Up to and including the line containing "(call\n) at (\x,\y)", please reproduce the lines of the listing below, starting from the top.

─── Task material ───

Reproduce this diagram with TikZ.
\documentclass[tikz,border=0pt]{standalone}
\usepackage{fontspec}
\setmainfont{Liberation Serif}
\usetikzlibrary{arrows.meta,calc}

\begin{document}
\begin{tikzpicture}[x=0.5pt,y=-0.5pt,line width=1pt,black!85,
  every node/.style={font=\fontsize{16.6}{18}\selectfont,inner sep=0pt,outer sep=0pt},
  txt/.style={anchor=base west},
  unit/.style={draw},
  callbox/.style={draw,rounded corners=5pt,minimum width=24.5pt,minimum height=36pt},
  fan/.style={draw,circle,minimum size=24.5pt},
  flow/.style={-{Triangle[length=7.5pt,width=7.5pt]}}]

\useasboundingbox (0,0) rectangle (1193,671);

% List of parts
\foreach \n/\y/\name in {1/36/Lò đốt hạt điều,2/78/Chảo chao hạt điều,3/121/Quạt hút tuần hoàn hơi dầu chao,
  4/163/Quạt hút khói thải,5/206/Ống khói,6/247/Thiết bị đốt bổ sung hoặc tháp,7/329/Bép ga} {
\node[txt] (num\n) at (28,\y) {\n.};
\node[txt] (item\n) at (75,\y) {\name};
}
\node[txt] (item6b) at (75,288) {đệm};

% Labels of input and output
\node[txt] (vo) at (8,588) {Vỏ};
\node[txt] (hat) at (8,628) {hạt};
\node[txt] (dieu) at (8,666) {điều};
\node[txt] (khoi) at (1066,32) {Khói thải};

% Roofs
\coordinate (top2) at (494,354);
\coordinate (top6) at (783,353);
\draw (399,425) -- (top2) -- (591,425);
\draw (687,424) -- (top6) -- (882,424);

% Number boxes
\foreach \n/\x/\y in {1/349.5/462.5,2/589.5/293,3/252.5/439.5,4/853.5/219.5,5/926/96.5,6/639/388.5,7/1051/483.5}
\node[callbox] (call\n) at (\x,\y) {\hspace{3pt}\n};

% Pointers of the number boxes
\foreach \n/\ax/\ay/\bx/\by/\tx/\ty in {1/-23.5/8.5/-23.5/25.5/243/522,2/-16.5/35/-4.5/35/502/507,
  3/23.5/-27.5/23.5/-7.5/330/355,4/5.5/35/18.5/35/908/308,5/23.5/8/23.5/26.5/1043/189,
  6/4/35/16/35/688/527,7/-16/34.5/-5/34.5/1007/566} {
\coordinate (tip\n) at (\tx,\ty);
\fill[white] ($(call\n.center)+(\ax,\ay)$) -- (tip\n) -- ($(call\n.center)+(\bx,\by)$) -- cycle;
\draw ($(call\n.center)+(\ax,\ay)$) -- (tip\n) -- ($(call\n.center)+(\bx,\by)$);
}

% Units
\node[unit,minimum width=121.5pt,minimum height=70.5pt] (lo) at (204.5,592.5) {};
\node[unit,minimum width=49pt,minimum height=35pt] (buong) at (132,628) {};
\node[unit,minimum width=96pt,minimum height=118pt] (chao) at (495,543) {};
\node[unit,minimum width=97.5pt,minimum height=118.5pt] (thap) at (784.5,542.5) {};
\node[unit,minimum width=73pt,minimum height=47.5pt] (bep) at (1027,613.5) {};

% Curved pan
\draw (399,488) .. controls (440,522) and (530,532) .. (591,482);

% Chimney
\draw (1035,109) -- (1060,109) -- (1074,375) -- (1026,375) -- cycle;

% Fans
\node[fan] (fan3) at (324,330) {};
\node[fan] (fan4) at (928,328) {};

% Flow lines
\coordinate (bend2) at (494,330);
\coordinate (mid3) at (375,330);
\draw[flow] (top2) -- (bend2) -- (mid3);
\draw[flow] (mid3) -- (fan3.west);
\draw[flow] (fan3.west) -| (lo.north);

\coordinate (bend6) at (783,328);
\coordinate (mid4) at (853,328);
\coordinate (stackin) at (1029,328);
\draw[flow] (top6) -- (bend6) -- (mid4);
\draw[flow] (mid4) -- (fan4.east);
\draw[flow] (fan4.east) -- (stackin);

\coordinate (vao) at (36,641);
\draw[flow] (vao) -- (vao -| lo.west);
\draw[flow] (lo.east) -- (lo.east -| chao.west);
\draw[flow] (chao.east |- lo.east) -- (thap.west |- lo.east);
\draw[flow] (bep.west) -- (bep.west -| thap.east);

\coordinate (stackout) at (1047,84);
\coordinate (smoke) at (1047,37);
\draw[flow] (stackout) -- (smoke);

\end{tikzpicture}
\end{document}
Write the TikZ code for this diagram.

───

Finished task
Reproduce this diagram with TikZ.
\documentclass[tikz,border=0pt]{standalone}
\usepackage{fontspec}
\setmainfont{Liberation Serif}
\usetikzlibrary{arrows.meta,calc}

\begin{document}
\begin{tikzpicture}[x=0.5pt,y=-0.5pt,line width=1pt,black!85,
  every node/.style={font=\fontsize{16.6}{18}\selectfont,inner sep=0pt,outer sep=0pt},
  txt/.style={anchor=base west},
  unit/.style={draw},
  callbox/.style={draw,rounded corners=5pt,minimum width=24.5pt,minimum height=36pt},
  fan/.style={draw,circle,minimum size=24.5pt},
  flow/.style={-{Triangle[length=7.5pt,width=7.5pt]}}]

\useasboundingbox (0,0) rectangle (1193,671);

% List of parts
\foreach \n/\y/\name in {1/36/Lò đốt hạt điều,2/78/Chảo chao hạt điều,3/121/Quạt hút tuần hoàn hơi dầu chao,
  4/163/Quạt hút khói thải,5/206/Ống khói,6/247/Thiết bị đốt bổ sung hoặc tháp,7/329/Bép ga} {
\node[txt] (num\n) at (28,\y) {\n.};
\node[txt] (item\n) at (75,\y) {\name};
}
\node[txt] (item6b) at (75,288) {đệm};

% Labels of input and output
\node[txt] (vo) at (8,588) {Vỏ};
\node[txt] (hat) at (8,628) {hạt};
\node[txt] (dieu) at (8,666) {điều};
\node[txt] (khoi) at (1066,32) {Khói thải};

% Roofs
\coordinate (top2) at (494,354);
\coordinate (top6) at (783,353);
\draw (399,425) -- (top2) -- (591,425);
\draw (687,424) -- (top6) -- (882,424);

% Number boxes
\foreach \n/\x/\y in {1/349.5/462.5,2/589.5/293,3/252.5/439.5,4/853.5/219.5,5/926/96.5,6/639/388.5,7/1051/483.5}
\node[callbox] (call\n) at (\x,\y) {\hspace{3pt}\n};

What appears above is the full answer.